Bis Sonntag erinnerte eine Ausstellung in der Galerie »After the Butcher« in Lichtenberg an die Geschichte dieser Spielwagenbewegung, die eine originäre Initiative aus der DDR war. Am 1. Juni 1979, am Internationalen Kindertag, hatte das Kollektiv Spielwagen Berlin beim Nationalen Jugendfestival der FdJ Premiere. Im Zentrum der Aktivitäten standen in den folgenden Jahren Bau-, Theater- und Musikspiele, Zirkus, Stadtspiel- und Lehmbaufeste für Kinder im Grundschulalter. Immer dabei war ein umgebauter Möbelwagen, auf dem Materialien für mobile Spielaktionen in die unterschiedlichen Ostberliner Stadtteile transportiert wurden.
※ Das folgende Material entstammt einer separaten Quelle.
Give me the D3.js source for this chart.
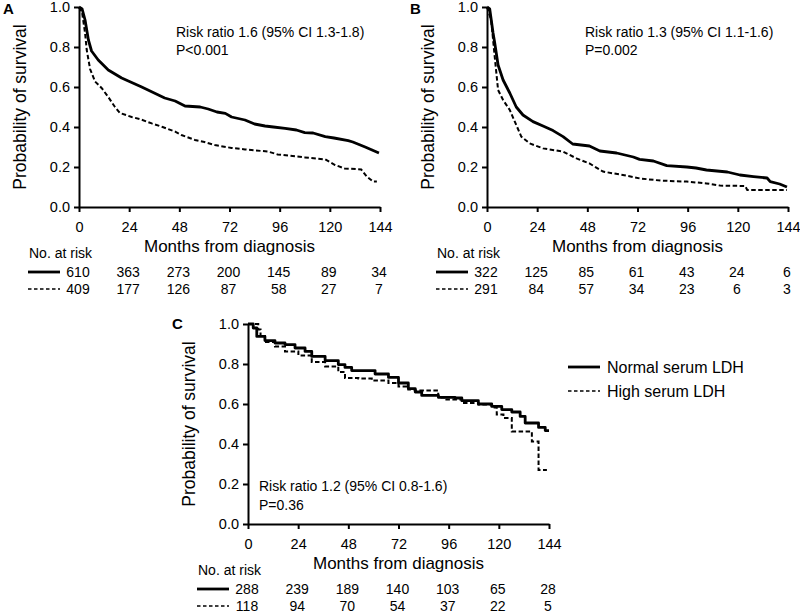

In den 80er Jahren bot der Spielwagen den Kindern in den neugeschaffenen Stadtteilen Hellersdorf und Marzahn spannende Spielmöglichkeiten. »Der Spielwagen fuhr zu öffentlichen Orten, um temporäre, mobile Spielplätze für betreutes und musisches Spielen einzurichten«, heißt es in einem Begleittext zur Ausstellung. 1981 machte ein Defa-Film die Spielwagengruppen über Berlin hinaus bekannt. Darauf gab es Vernetzungsbemühungen zu ähnlichen Initiativen in Halle, Dresden, Leipzig, Magdeburg und Potsdam.
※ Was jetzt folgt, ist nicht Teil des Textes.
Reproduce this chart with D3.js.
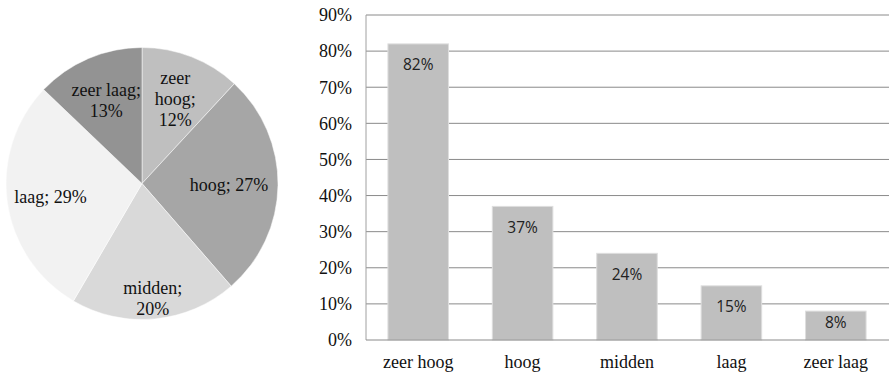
<!DOCTYPE html>
<html>
<head>
<meta charset="utf-8">
<script src="https://cdn.jsdelivr.net/npm/d3@7"></script>
<style>
  html, body { margin: 0; padding: 0; background: #fff; }
  svg { display: block; }
</style>
</head>
<body>
<svg id="chart" width="889" height="373"></svg>
<script>
// Pie: share per level
const pieCategories = ["zeer hoog", "hoog", "midden", "laag", "zeer laag"];
const pieValues = [12, 27, 20, 29, 13];

// Bars: percentage per level
const barCategories = ["zeer hoog", "hoog", "midden", "laag", "zeer laag"];
const barValues = [82, 37, 24, 15, 8];

// Axis ticks
const yTicks = [0, 10, 20, 30, 40, 50, 60, 70, 80, 90];

const svg = d3.select("#chart");
const serif = "'Liberation Serif', 'Times New Roman', serif";
const sans = "'Open Sans', 'Liberation Sans', sans-serif";

// ---------- Pie ----------
const pieColors = ["#bfbfbf", "#a6a6a6", "#d9d9d9", "#f2f2f2", "#939393"];
const labelRadius = [0.67, 0.64, 0.85, 0.68, 0.67];
const wrapWidth = [45, 200, 70, 200, 85];
const cx = 142, cy = 183.5, R = 136;

const pie = d3.pie().sort(null).value(d => d.v);
const arcs = pie(pieCategories.map((c, i) => ({ c, v: pieValues[i], i })));
const arc = d3.arc().innerRadius(0).outerRadius(R);

const gPie = svg.append("g").attr("transform", `translate(${cx},${cy})`);
gPie.selectAll("path.slice").data(arcs).join("path")
  .attr("class", "slice")
  .attr("d", arc)
  .attr("fill", (d, i) => pieColors[i])
  .attr("stroke", "#ffffff")
  .attr("stroke-width", 0.5);

const lineH = 21;
arcs.forEach((d, i) => {
  const r = R * labelRadius[i];
  const c = d3.arc().innerRadius(r).outerRadius(r).centroid(d);
  const words = `${d.data.c}; ${d.data.v}%`.split(" ");
  const t = gPie.append("text")
    .attr("font-family", serif).attr("font-size", 18).attr("fill", "#111")
    .attr("text-anchor", "middle");
  // greedy word wrap
  const lines = [];
  let cur = [];
  words.forEach(w => {
    const test = cur.concat([w]).join(" ");
    t.text(test);
    if (cur.length && t.node().getComputedTextLength() > wrapWidth[i]) {
      lines.push(cur.join(" "));
      cur = [w];
    } else {
      cur.push(w);
    }
  });
  lines.push(cur.join(" "));
  t.text(null);
  const y0 = c[1] - (lines.length - 1) * lineH / 2;
  lines.forEach((ln, k) => {
    t.append("tspan").attr("x", c[0]).attr("y", y0 + k * lineH)
      .attr("dy", "0.35em").text(ln);
  });
});

// ---------- Bars ----------
const x = d3.scaleBand().domain(barCategories).range([366, 888])
  .paddingInner(0.42).paddingOuter(0.21);
const y = d3.scaleLinear().domain([0, 90]).range([340, 15]);

const gBar = svg.append("g");

// gridlines
gBar.selectAll("line.grid").data(yTicks.filter(t => t > 0)).join("line")
  .attr("class", "grid")
  .attr("x1", 366).attr("x2", 889)
  .attr("y1", d => y(d)).attr("y2", d => y(d))
  .attr("stroke", "#8a8a8a").attr("stroke-width", 1);

// bars
gBar.selectAll("rect.bar").data(barValues).join("rect")
  .attr("class", "bar")
  .attr("x", (d, i) => x(barCategories[i]))
  .attr("width", x.bandwidth())
  .attr("y", d => y(d))
  .attr("height", d => y(0) - y(d))
  .attr("fill", "#bfbfbf")
  .attr("stroke", "#dedede").attr("stroke-width", 1);

// value labels, inside the bar end, kept within short bars
gBar.selectAll("text.val").data(barValues).join("text")
  .attr("class", "val")
  .attr("x", (d, i) => x(barCategories[i]) + x.bandwidth() / 2)
  .attr("y", d => Math.min(y(d) + 21, y(0) - 17))
  .attr("dy", "0.35em")
  .attr("text-anchor", "middle")
  .attr("font-family", sans).attr("font-size", 15.5).attr("fill", "#222")
  .text(d => d + "%");

// axes lines
gBar.append("line").attr("x1", 366).attr("x2", 366).attr("y1", y(90)).attr("y2", y(0))
  .attr("stroke", "#a0a0a0").attr("stroke-width", 1);
gBar.append("line").attr("x1", 366).attr("x2", 889).attr("y1", y(0)).attr("y2", y(0))
  .attr("stroke", "#8a8a8a").attr("stroke-width", 1);

// y tick labels
gBar.selectAll("text.ytick").data(yTicks).join("text")
  .attr("class", "ytick")
  .attr("x", 352).attr("y", d => y(d)).attr("dy", "0.35em")
  .attr("text-anchor", "end")
  .attr("font-family", serif).attr("font-size", 18).attr("fill", "#111")
  .text(d => d + "%");

// category labels
gBar.selectAll("text.cat").data(barCategories).join("text")
  .attr("class", "cat")
  .attr("x", d => x(d) + x.bandwidth() / 2)
  .attr("y", 362).attr("dy", "0.35em")
  .attr("text-anchor", "middle")
  .attr("font-family", serif).attr("font-size", 18).attr("fill", "#111")
  .text(d => d);
</script>
</body>
</html>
Auch der internationale Austausch mit ähnlichen Gruppen im sozialistischen Ausland nahm in den 80er Jahren an Fahrt auf. So nahmen Aktive der Berliner Spielwagenbewegung an der 7. Biennale für Kinderkunst in Posen im Mai 1986 und an einem Symposium in Warschau einige Monate später teil. Im Oktober 1987 waren sie auf einer Konferenz des Internationalen Rates für Kinderspiel in Suhl vertreten. Hier wird deutlich, dass die Spielwagenbewegung auch in kleineren Städten populär war. Das ging nur mit viel offizieller Unterstützung. So gehörten in Berlin das Haus für Pionierarbeit Ernst Thälmann, das Amt für industrielle Formgestaltung, die Akademie der pädagogischen Wissenschaften und verschiedene Ministerien zum Netzwerk der Spielwagenbewegung. Diese betonte aber ihr Unabhängigkeit von staatlichen Organisationen.

Im Jahr 2029 hat sie ihr 50. Jubiläum. Da würde sich die Gelegenheit bieten, die heutzutage weitgehend vergessenen Theoretiker*innen der sozialistischen Kinderrechtsbewegung wie Otto Rühle oder Otto Kanitz zu würdigen. Viele ihrer Vorstellungen wurden in der Spielwagenbewegung umgesetzt. Schließlich lohnt die Frage: Wie hätte sie sich unter nichtkapitalistischen Bedingungen weiter entwickeln können?